Unfortunately, as NBC Nightly News anchor Brian Williams stated, school buses can be “rolling repositories of racket.”

“All that racket can test the concentration and the patience of even the very best school bus driver,” he added during the lead-in to final segment “Making a Difference” on the April 27 broadcast. But not Rosemary Peterson.

The 63-year-old employee of the School District of Manatee County in Bradenton, Fla., has it all figured out. Nicknamed “Ms. Kookyi” by her students at Samoset Elementary School, she became so fed up with student misbehavior earlier this year that she almost quit over the fights, the disrespect, the horseplay. So one night, she tells reporter Kerry Sanders, she prayed to God for additional strength or the guidance to find another job.

“If a person cannot read, they cannot understand, they cannot comprehend, therefore they cannot learn,” she said the Holy Spirit communicated to her.

So, the next morning, Peterson told the children on Bus No. 546 that starting the very next day they were all expected to bring a book with them.

“We’re going to read,” she told them. “Sure enough, the next morning, everyone got on the bus holding a book.”

The kids now call bus No. 546 a “library.” It’s that quiet, as all the children read during their morning and afternoon commutes. After the children fasten their lap belts, the kids all take out their books and Peterson goes through pronunciation with the children. She even makes book report assignments, all books that the kids want to read, with the reward being prizes like cookies or other items donated by Samoset Principal Scott Boyes. The result is a student competition that gives Peterson more reports than she sometimes wants to read, but she realizes how important to still review every last one. One recent student winner read 18 books and wrote as many reports.

And the teachers love the program. Teacher Shirley Beckner said one student had been struggling with his work before Peterson’s onboard book club, but now he is reading fluently.
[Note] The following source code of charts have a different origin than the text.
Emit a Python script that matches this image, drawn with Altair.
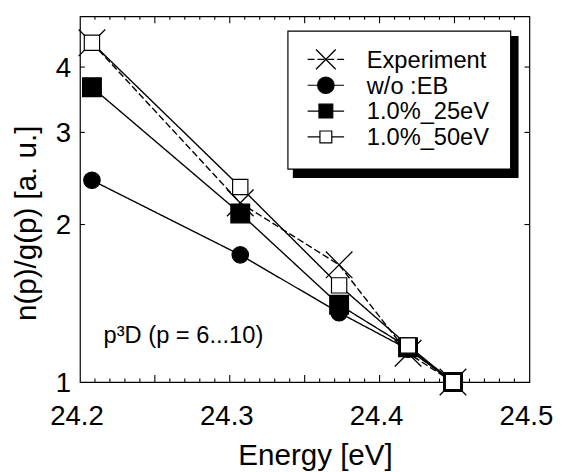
import math
import altair as alt
import pandas as pd

# ---------------- data ----------------
energy = [24.208, 24.307, 24.373, 24.419, 24.449]
experiment = [4.45, 2.20, 1.675, 1.135, 1.0]
wo_eb = [2.43, 1.75, 1.357, 1.155, 1.0]
eb_25ev = [3.66, 2.10, 1.405, 1.165, 1.0]
eb_50ev = [4.45, 2.36, 1.53, 1.174, 1.0]
series_names = ["Experiment", "w/o :EB", "1.0%_25eV", "1.0%_50eV"]
x_labels = [24.2, 24.3, 24.4, 24.5]
y_labels = [1, 2, 3, 4]
x_title = "Energy [eV]"
y_title = "n(p)/g(p) [a. u.]"
note = "p³D (p = 6...10)"

# ---------------- setup ----------------
FONT = "Liberation Sans"
W, H = 456, 371
Y0, Y1 = 1, 5

series_values = [experiment, wo_eb, eb_25ev, eb_50ev]
rows = []
for name, vals in zip(series_names, series_values):
    for e, v in zip(energy, vals):
        rows.append({"energy": e, "value": v, "series": name})
df = pd.DataFrame(rows)

X_PATH = "M-1,-1L1,1M-1,1L1,-1"
styles = {
    "Experiment": dict(shape=X_PATH, filled=False, fill="black", size=729, lsize=400, dash=[7, 3]),
    "w/o :EB": dict(shape="circle", filled=True, fill="black", size=279, lsize=279, dash=[1, 0]),
    "1.0%_25eV": dict(shape="square", filled=True, fill="black", size=361, lsize=196, dash=[1, 0]),
    "1.0%_50eV": dict(shape="square", filled=True, fill="white", size=240, lsize=144, dash=[1, 0]),
}

x0, x1 = x_labels[0], x_labels[-1]
xs = alt.Scale(domain=[x0, x1], nice=False, zero=False)
ys = alt.Scale(type="log", domain=[Y0, Y1], nice=False)

# inward tick rows (tick length converted to data units; the chart scales place them)
px_per_dec = H / math.log10(Y1 / Y0)
px_per_x = W / (x1 - x0)
n_minor = int(round((x1 - x0) / 0.01))
trows = []
for i in range(1, n_minor):
    v = round(x0 + 0.01 * i, 2)
    ln = 7 if abs(v * 20 - round(v * 20)) < 1e-6 else 3.5
    f = 10 ** (ln / px_per_dec)
    trows.append({"tx": v, "tx2": v, "ty": Y0, "ty2": Y0 * f})
    trows.append({"tx": v, "tx2": v, "ty": Y1, "ty2": Y1 / f})
for v in y_labels[1:]:
    d = 5 / px_per_x
    trows.append({"tx": x0, "tx2": x0 + d, "ty": v, "ty2": v})
    trows.append({"tx": x1, "tx2": x1 - d, "ty": v, "ty2": v})
tdf = pd.DataFrame(trows)

xlab = pd.DataFrame({"lx": x_labels, "txt": [f"{v:.1f}" for v in x_labels]})
ylab = pd.DataFrame({"ly": y_labels, "txt": [str(v) for v in y_labels]})

layers = []
base = alt.Chart(df)
layers.append(base.mark_line(color="black", strokeWidth=1.4).encode(
    x=alt.X("energy:Q", scale=xs, axis=None),
    y=alt.Y("value:Q", scale=ys, axis=None),
    detail="series:N",
    strokeDash=alt.StrokeDash("series:N", scale=alt.Scale(domain=series_names,
                              range=[styles[s]["dash"] for s in series_names]), legend=None),
))

layers.append(alt.Chart(tdf).mark_rule(color="black", strokeWidth=1.1).encode(
    x=alt.X("tx:Q", scale=xs, axis=None), x2="tx2:Q",
    y=alt.Y("ty:Q", scale=ys, axis=None), y2="ty2:Q"))

for name in series_names:
    st = styles[name]
    if st["filled"]:
        mk = base.mark_point(shape=st["shape"], size=st["size"], filled=True, fill=st["fill"],
                             stroke="black", strokeWidth=1.2, opacity=1)
    else:
        mk = base.mark_point(shape=st["shape"], size=st["size"], filled=False,
                             stroke="black", strokeWidth=1.3, opacity=1)
    layers.append(mk.transform_filter(alt.datum.series == name).encode(
        x=alt.X("energy:Q", scale=xs, axis=None),
        y=alt.Y("value:Q", scale=ys, axis=None),
    ))

# tick labels and axis titles
layers.append(alt.Chart(xlab).mark_text(align="center", baseline="alphabetic", font=FONT,
                                        fontSize=28, color="black", dx=-3).encode(
    x=alt.X("lx:Q", scale=xs, axis=None), y=alt.value(H + 44), text="txt:N"))
layers.append(alt.Chart(ylab).mark_text(align="right", baseline="alphabetic", font=FONT,
                                        fontSize=28, color="black", dy=10).encode(
    y=alt.Y("ly:Q", scale=ys, axis=None), x=alt.value(-9), text="txt:N"))
titles = pd.DataFrame({"xt": [x_title], "yt": [y_title]})
layers.append(alt.Chart(titles).mark_text(align="center", baseline="alphabetic", font=FONT,
                                          fontSize=30, color="black").encode(
    x=alt.value(239), y=alt.value(455), text="xt:N"))
layers.append(alt.Chart(titles).mark_text(align="center", baseline="alphabetic", font=FONT,
                                          fontSize=30, color="black", angle=270).encode(
    x=alt.value(-45), y=alt.value(210), text="yt:N"))

# annotation
one = pd.DataFrame({"note": [note]})
layers.append(alt.Chart(one).mark_text(align="left", baseline="alphabetic", font=FONT,
                                       fontSize=24, color="black").encode(
    x=alt.value(24), y=alt.value(331), text="note:N"))

# legend (box with shadow)
layers.append(alt.Chart(one).mark_rect(color="black").encode(
    x=alt.value(216), x2=alt.value(445), y=alt.value(20), y2=alt.value(164)))
layers.append(alt.Chart(one).mark_rect(fill="white", stroke="black", strokeWidth=1.2).encode(
    x=alt.value(211), x2=alt.value(437), y=alt.value(15), y2=alt.value(155)))

for i, name in enumerate(series_names):
    st = styles[name]
    py = 43.7 + 26.2 * i
    ty = 52 + 26.3 * i
    row = pd.DataFrame({"label": [name]})
    layers.append(alt.Chart(row).mark_rule(color="black", strokeWidth=1.2,
                                           strokeDash=st["dash"]).encode(
        x=alt.value(231), x2=alt.value(268), y=alt.value(py)))
    if st["filled"]:
        mk = alt.Chart(row).mark_point(shape=st["shape"], size=st["lsize"], filled=True,
                                       fill=st["fill"], stroke="black", strokeWidth=1.2, opacity=1)
    else:
        mk = alt.Chart(row).mark_point(shape=st["shape"], size=st["lsize"], filled=False,
                                       stroke="black", strokeWidth=1.3, opacity=1)
    layers.append(mk.encode(x=alt.value(249.5), y=alt.value(py)))
    layers.append(alt.Chart(row).mark_text(align="left", baseline="alphabetic", font=FONT,
                                           fontSize=24, color="black").encode(
        x=alt.value(291), y=alt.value(ty), text="label:N"))

chart = alt.layer(*layers).properties(
    width=W, height=H,
    padding={"left": 73, "top": 5, "right": 27, "bottom": 100},
    autosize=alt.AutoSizeParams(type="none"),
    background="white",
).configure_view(stroke="black", strokeWidth=1.2)

chart.save("out.html", embed_options={"renderer": "svg", "actions": False})
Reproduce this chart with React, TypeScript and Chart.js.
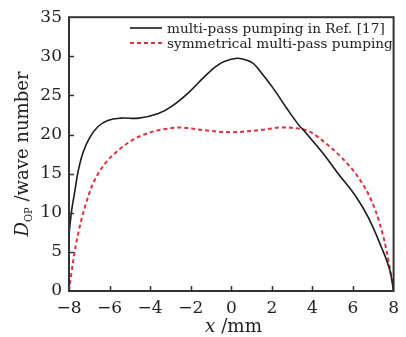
import React, { useEffect, useRef } from "react";
import { Chart, registerables } from "chart.js";

Chart.register(...registerables);

const FONT = "'DejaVu Serif', 'Liberation Serif', serif";

// Series 1: multi-pass pumping in Ref. [17]
const refX = [-8, -7.87, -7.71, -7.55, -7.31, -6.98, -6.58, -6.09, -5.44, -4.56, -3.59, -2.94, -2.13, -1.32, -0.76, -0.35, 0.29, 0.78, 1.1, 1.42, 2.07, 2.72, 3.3, 3.68, 4.49, 5.3, 6.11, 6.75, 7.4, 7.81, 8];
const refY = [7.2, 10.3, 12.8, 15.3, 17.7, 19.6, 21.0, 21.8, 22.1, 22.1, 22.7, 23.6, 25.3, 27.4, 28.7, 29.35, 29.75, 29.5, 29.05, 28.1, 25.9, 23.4, 21.3, 20.2, 17.7, 14.9, 12.2, 9.4, 5.6, 2.7, 0];

// Series 2: symmetrical multi-pass pumping
const symX = [-8, -7.79, -7.55, -7.22, -6.82, -6.25, -5.61, -4.8, -3.83, -3.02, -2.5, -1.5, 0, 1.5, 2.5, 3.2, 3.85, 4.65, 5.46, 6.27, 6.92, 7.32, 7.65, 7.89, 8];
const symY = [0, 3.9, 7.3, 10.7, 13.7, 16.2, 17.9, 19.4, 20.4, 20.8, 20.9, 20.6, 20.3, 20.6, 20.9, 20.8, 20.4, 18.9, 17.0, 14.5, 11.5, 8.6, 5.2, 1.8, 0];

const seriesLabels = ["multi-pass pumping in Ref. [17]", "symmetrical multi-pass pumping"];
const xTicks = [-8, -6, -4, -2, 0, 2, 4, 6, 8];
const yTicks = [0, 5, 10, 15, 20, 25, 30, 35];

const BLACK = "#1a1a1a";
const RED = "#e0303c";

function fitSize(ctx: any, text: string, style: string, target: number) {
  ctx.font = `${style} 20px ${FONT}`;
  return (20 * target) / ctx.measureText(text).width;
}

const decorPlugin = {
  id: "decor",
  afterDraw(chart: any) {
    const { ctx, chartArea: a, scales } = chart;
    ctx.save();
    // inward ticks
    ctx.strokeStyle = "#333";
    ctx.lineWidth = 1.5;
    ctx.beginPath();
    xTicks.forEach((v) => {
      if (v <= -8 || v >= 8) return;
      const px = Math.round(scales.x.getPixelForValue(v)) + 0.5;
      ctx.moveTo(px, a.bottom);
      ctx.lineTo(px, a.bottom - 5);
    });
    yTicks.forEach((v) => {
      if (v <= 0 || v >= 35) return;
      const py = Math.round(scales.y.getPixelForValue(v)) + 0.5;
      ctx.moveTo(a.left, py);
      ctx.lineTo(a.left + 5, py);
    });
    ctx.stroke();
    // frame
    ctx.lineWidth = 2;
    ctx.strokeStyle = "#333";
    ctx.strokeRect(a.left, a.top, a.right - a.left, a.bottom - a.top);

    // legend
    const s1 = fitSize(ctx, seriesLabels[0], "", 216);
    const s2 = fitSize(ctx, seriesLabels[1], "", 228);
    const ls = (s1 + s2) / 2;
    ctx.font = `${ls}px ${FONT}`;
    ctx.fillStyle = "#222";
    ctx.textBaseline = "middle";
    const lx0 = 130, lx1 = 162, tx = 167;
    const rows = [28, 43];
    ctx.lineWidth = 1.6;
    ctx.strokeStyle = BLACK;
    ctx.setLineDash([]);
    ctx.beginPath();
    ctx.moveTo(lx0, rows[0]);
    ctx.lineTo(lx1, rows[0]);
    ctx.stroke();
    ctx.fillText(seriesLabels[0], tx, rows[0] + 1);
    ctx.strokeStyle = RED;
    ctx.lineWidth = 2;
    ctx.setLineDash([4, 3]);
    ctx.beginPath();
    ctx.moveTo(lx0, rows[1]);
    ctx.lineTo(lx1, rows[1]);
    ctx.stroke();
    ctx.setLineDash([]);
    ctx.fillText(seriesLabels[1], tx, rows[1] + 1);

    // x title
    ctx.fillStyle = "#222";
    ctx.textBaseline = "alphabetic";
    const xs = 19;
    ctx.font = `italic ${xs}px ${FONT}`;
    const wX = ctx.measureText("x").width;
    ctx.font = `${xs}px ${FONT}`;
    const rest = " /mm";
    const wR = ctx.measureText(rest).width;
    const sx = 205;
    const sc = 57 / (wX + wR);
    ctx.save();
    ctx.translate(sx, 332);
    ctx.scale(sc, 1);
    ctx.font = `italic ${xs}px ${FONT}`;
    ctx.fillText("x", 0, 0);
    ctx.font = `${xs}px ${FONT}`;
    ctx.fillText(rest, wX, 0);
    ctx.restore();

    // y title (rotated)
    ctx.translate(28, 154);
    ctx.rotate(-Math.PI / 2);
    const ys = 19;
    ctx.font = `italic ${ys}px ${FONT}`;
    const wD = ctx.measureText("D").width;
    ctx.font = `${ys * 0.55}px ${FONT}`;
    const wS = ctx.measureText("OP").width;
    ctx.font = `${ys}px ${FONT}`;
    const wT = ctx.measureText(" /wave number").width;
    const tot = wD + wS + wT;
    const ysc = 165 / tot;
    ctx.scale(ysc, 1);
    const yx = -tot / 2;
    ctx.font = `italic ${ys}px ${FONT}`;
    ctx.fillText("D", yx, 0);
    ctx.font = `${ys * 0.55}px ${FONT}`;
    ctx.fillText("OP", yx + wD, 4);
    ctx.font = `${ys}px ${FONT}`;
    ctx.fillText(" /wave number", yx + wD + wS, 0);
    ctx.restore();
  },
};

export default function App() {
  const ref = useRef<HTMLCanvasElement>(null);
  useEffect(() => {
    const canvas = ref.current!;
    const chart = new Chart(canvas, {
      type: "line",
      data: {
        datasets: [
          {
            label: seriesLabels[0],
            data: refX.map((x, i) => ({ x, y: refY[i] })),
            borderColor: BLACK,
            borderWidth: 1.6,
            pointRadius: 0,
            tension: 0.4,
            fill: false,
          },
          {
            label: seriesLabels[1],
            data: symX.map((x, i) => ({ x, y: symY[i] })),
            borderColor: RED,
            borderWidth: 2,
            borderDash: [4, 3],
            pointRadius: 0,
            cubicInterpolationMode: "monotone",
            fill: false,
          },
        ],
      },
      options: {
        animation: false,
        responsive: false,
        maintainAspectRatio: false,
        layout: { padding: { top: 15, right: 7, left: 0, bottom: 0 } },
        plugins: { legend: { display: false }, tooltip: { enabled: false } },
        scales: {
          x: {
            type: "linear",
            min: -8,
            max: 8,
            afterBuildTicks: (s: any) => {
              s.ticks = xTicks.map((v) => ({ value: v }));
            },
            afterFit: (s: any) => {
              s.height = 46;
            },
            grid: { display: false, drawTicks: false },
            border: { display: false },
            ticks: {
              padding: 7,
              color: "#222",
              font: { family: FONT, size: 17 },
              maxRotation: 0,
              callback: (v: any) => String(v).replace("-", "\u2212"),
            },
          },
          y: {
            type: "linear",
            min: 0,
            max: 35,
            afterBuildTicks: (s: any) => {
              s.ticks = yTicks.map((v) => ({ value: v }));
            },
            afterFit: (s: any) => {
              s.width = 69;
            },
            grid: { display: false, drawTicks: false },
            border: { display: false },
            ticks: {
              padding: 7,
              color: "#222",
              font: { family: FONT, size: 17 },
            },
          },
        },
      },
      plugins: [decorPlugin],
    });
    return () => chart.destroy();
  }, []);
  return (
    <div style={{ position: "fixed", left: 0, top: 0, width: 406, height: 337, background: "#fff" }}>
      <canvas ref={ref} width={406} height={337} style={{ width: 406, height: 337 }} />
    </div>
  );
}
Boyes said many young kids don’t like to read until they find a topic they really like, for him it was camping. He called Peterson’s initiative simple but one that most drivers don’t take.
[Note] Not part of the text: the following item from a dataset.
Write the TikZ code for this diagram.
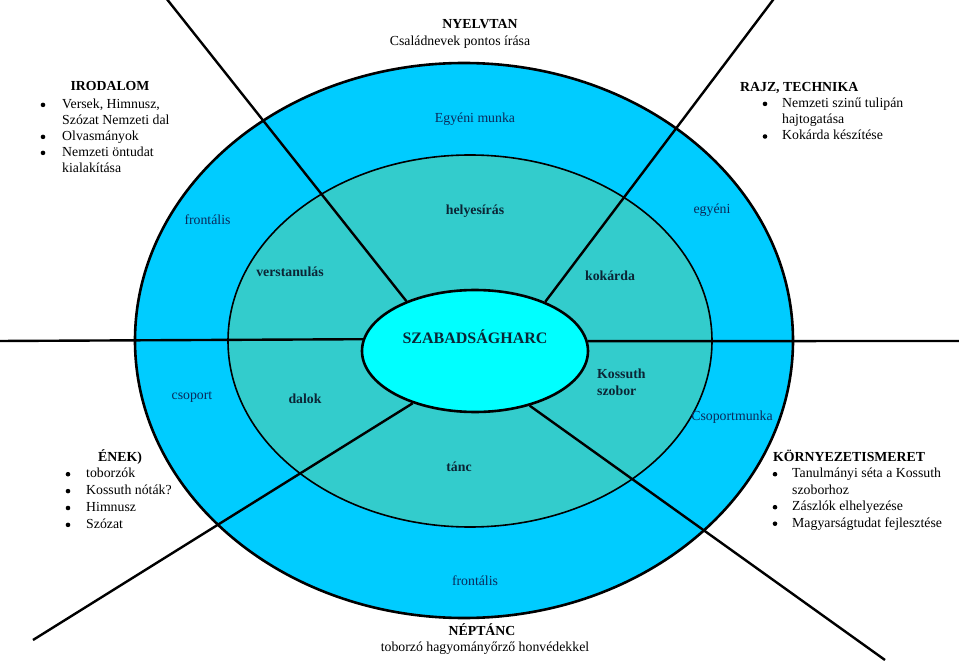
\documentclass[tikz,border=0pt]{standalone}
\usepackage{fontspec}
\setmainfont{Liberation Serif}
\usetikzlibrary{shapes.geometric}
\definecolor{outerblue}{HTML}{00CCFF}
\definecolor{midteal}{HTML}{33CCCC}
\definecolor{innercyan}{HTML}{00FFFF}
\definecolor{ringtext}{HTML}{0A2A5A}
\definecolor{boldtext}{HTML}{0B2535}
\tikzset{
  ringfill/.style={draw=black, line width=#1},
  sepline/.style={draw=black, line width=2.4pt},
  txt/.style={inner sep=0pt, anchor=base, font=\fontsize{13.8}{16}\selectfont},
  ringlbl/.style={txt, text=ringtext},
  boldlbl/.style={txt, text=boldtext, font=\fontsize{13.8}{16}\selectfont\bfseries},
  headlbl/.style={txt, font=\fontsize{13.8}{16}\selectfont\bfseries},
  listblk/.style={inner sep=0pt, anchor=base west},
  bulletdot/.style={fill=black}
}
\begin{document}
\begin{tikzpicture}[x=1pt,y=-1pt]
\useasboundingbox (0,0) rectangle (959,663);
% rings
\fill[outerblue] (464,340.5) ellipse [x radius=329, y radius=277.5];
\draw[ringfill=2.6pt] (464,340.5) ellipse [x radius=329, y radius=277.5];
\fill[midteal] (470,341) ellipse [x radius=242, y radius=186];
\draw[ringfill=1.6pt] (470,341) ellipse [x radius=242, y radius=186];
% centre
\node[ellipse, draw=black, line width=2.6pt, fill=innercyan, inner sep=0pt,
      minimum width=226pt, minimum height=122pt] (centre) at (475,351) {};
\node[txt, text=boldtext, font=\fontsize{16}{18}\selectfont\bfseries] (centrelbl) at (475,343.3) {SZABADSÁGHARC};
% separator end points
\coordinate (ptl) at (166,-2);
\coordinate (ptr) at (774.5,-2);
\coordinate (pbl) at (33,640);
\coordinate (pbr) at (885,660);
\coordinate (pl) at (-2,341);
\coordinate (pr) at (961,341);
\draw[sepline] (ptl) -- (centre.144.7);
\draw[sepline] (ptr) -- (centre.35.8);
\draw[sepline] (pbl) -- (centre.220.6);
\draw[sepline] (pbr) -- (centre.315);
\draw[sepline] (pl) -- (centre.174.9);
\draw[sepline] (pr) -- (centre.5.1);
% labels in outer ring
\node[ringlbl] (egyeni) at (475,122.3) {Egyéni munka};
\node[ringlbl] (frontl) at (207.5,225) {frontális};
\node[ringlbl] (egyr) at (712,214) {egyéni};
\node[ringlbl] (csop) at (192,399.3) {csoport};
\node[ringlbl] (csopm) at (732,420.7) {Csoportmunka};
\node[ringlbl] (frontb) at (475,585) {frontális};
% labels in middle ring
\node[boldlbl] (helyes) at (475,215) {helyesírás};
\node[boldlbl] (verst) at (290,276.7) {verstanulás};
\node[boldlbl] (kokard) at (610,281) {kokárda};
\node[boldlbl] (dalok) at (305,403.3) {dalok};
\node[boldlbl] (tanc) at (459,471.7) {tánc};
\node[boldlbl, anchor=base west] (kossuth) at (597,378.3)
  {\begin{tabular}[t]{@{}l@{}}Kossuth\\[0.7pt]szobor\end{tabular}};
% outside texts
\node[headlbl] (nyelv) at (480,28.5) {NYELVTAN};
\node[txt] (nyelvs) at (460,46) {Családnevek pontos írása};
\node[headlbl] (nept) at (482,635.7) {NÉPTÁNC};
\node[txt] (nepts) at (485,651.7) {toborzó hagyományőrző honvédekkel};
% IRODALOM
\node[headlbl] (irod) at (110,91) {IRODALOM};
\node[listblk, font=\fontsize{13.8}{16}\selectfont] (irodl) at (62,108.4)
  {\begin{tabular}[t]{@{}l@{}}
  Versek, Himnusz,\\
  Szózat Nemzeti dal\\
  Olvasmányok\\
  Nemzeti öntudat\\
  kialakítása
  \end{tabular}};
\foreach \yy in {104.9,136.9,152.9} \fill[bulletdot] (43,\yy) circle[radius=2.3pt];
% RAJZ
\node[headlbl, anchor=base west] (rajz) at (740,91.7) {RAJZ, TECHNIKA};
\node[listblk, font=\fontsize{13.8}{16.3}\selectfont] (rajzl) at (782,107.4)
  {\begin{tabular}[t]{@{}l@{}}
  Nemzeti szinű tulipán\\
  hajtogatása\\
  Kokárda készítése
  \end{tabular}};
\foreach \yy in {103.9,136.5} \fill[bulletdot] (765,\yy) circle[radius=2.3pt];
% ENEK
\node[headlbl] (enek) at (120,461) {ÉNEK)};
\node[listblk, font=\fontsize{13.8}{16.9}\selectfont] (enekl) at (86,477.7)
  {\begin{tabular}[t]{@{}l@{}}
  toborzók\\
  Kossuth nóták?\\
  Himnusz\\
  Szózat
  \end{tabular}};
\foreach \yy in {474.2,491.1,508,524.9} \fill[bulletdot] (68,\yy) circle[radius=2.3pt];
% KORNYEZETISMERET
\node[headlbl, anchor=base west] (korny) at (773,461) {KÖRNYEZETISMERET};
\node[listblk, font=\fontsize{13.8}{16.5}\selectfont] (kornyl) at (792,477.7)
  {\begin{tabular}[t]{@{}l@{}}
  Tanulmányi séta a Kossuth\\
  szoborhoz\\
  Zászlók elhelyezése\\
  Magyarságtudat fejlesztése
  \end{tabular}};
\foreach \yy in {474.2,507.2,523.7} \fill[bulletdot] (775,\yy) circle[radius=2.3pt];
\end{tikzpicture}
\end{document}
This all goes to show you what a profound effect the school bus ride can have on children, especially those from lower income and single-family homes like the ones on Peterson’s bus. As she said, “There is a need there, [The parents] don’t have time to devote to their child to make sure their homework is done. So I became a little bit of teacher, a little bit of tutor, a little bit of mom.”

The concept of a “classroom on wheels” isn’t entirely new. Ray Trejo, a former school principal and the current transportation director at Deming Public Schools in New Mexico has been running a similar program for years. And he’s presented on it at the STN EXPO in Reno. And there are others, in one way or another.

In this economy, there is an increased emphasis growing in the industry to view transportation not just as a safe logistical tool to get kids to and from but to operate as efficiently as possible so more money can be saved for classroom education as well as to prepare the children to learn.